If screenwriters want to get women into throng back to theaters, why not a female superhero who can lose 50 pounds faster than a speeding bullet, age in reverse, get the men in her life to do laundry AND remember her birthday, run for President without having anyone comment on the color of her suit or how low her blouse is buttoned, bring a lasting peace to the Middle East, and clean her toilet without touching it? Those are the kind of powers I'd like to see in action.

Just to get the ball rolling, here's a scene from my script, Anti-Gravity Woman.

ANTI-GRAVITY WOMAN (young fifties, wearing jeans, a t-shirt, and comfortable yet attractive shoes) spots the evil villain, BIG TOBACCO (thirties, wearing a trench coat and with hair made from tobacco leaves) from across the street.

He sells cigarettes to two school kids, hacking up part of lung all the while..

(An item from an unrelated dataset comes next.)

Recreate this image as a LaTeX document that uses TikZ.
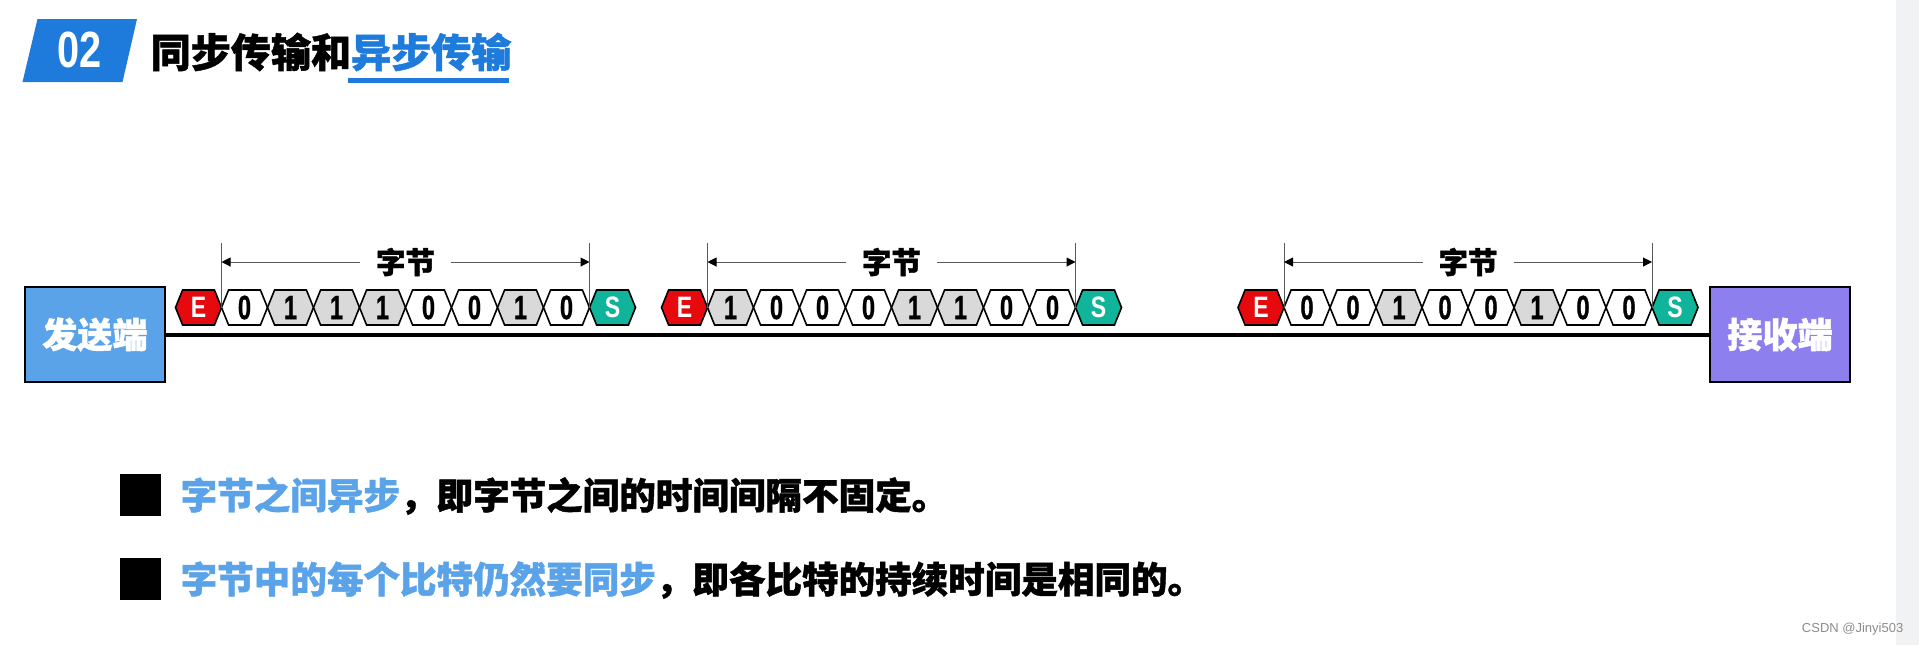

Anti-Gravity Woman puts on her super-reading glasses (conveniently dangling by a chain from her neck) and glares at Big Tobacco. No sparks fly, no bombs go off, the skies don't rain locusts. But suddenly, he clutches his testicles and falls to the ground.

Big Tobacco: My balls are on fire!

Anti-Gravity Woman crosses the street and shoos the children off to school.

AG Woman: Feel the burn, Big Tobacco!

Big Tobacco: Anti-Gravity Woman? I should have known! One of these days I'm going to ... say, how do you stay looking so young and attractive?

Okay, take it and run! The rest of the wish-we-were-movie-going-but-really-want-something-to-inspire-us audience is waiting with bated (but not irradiated) breath.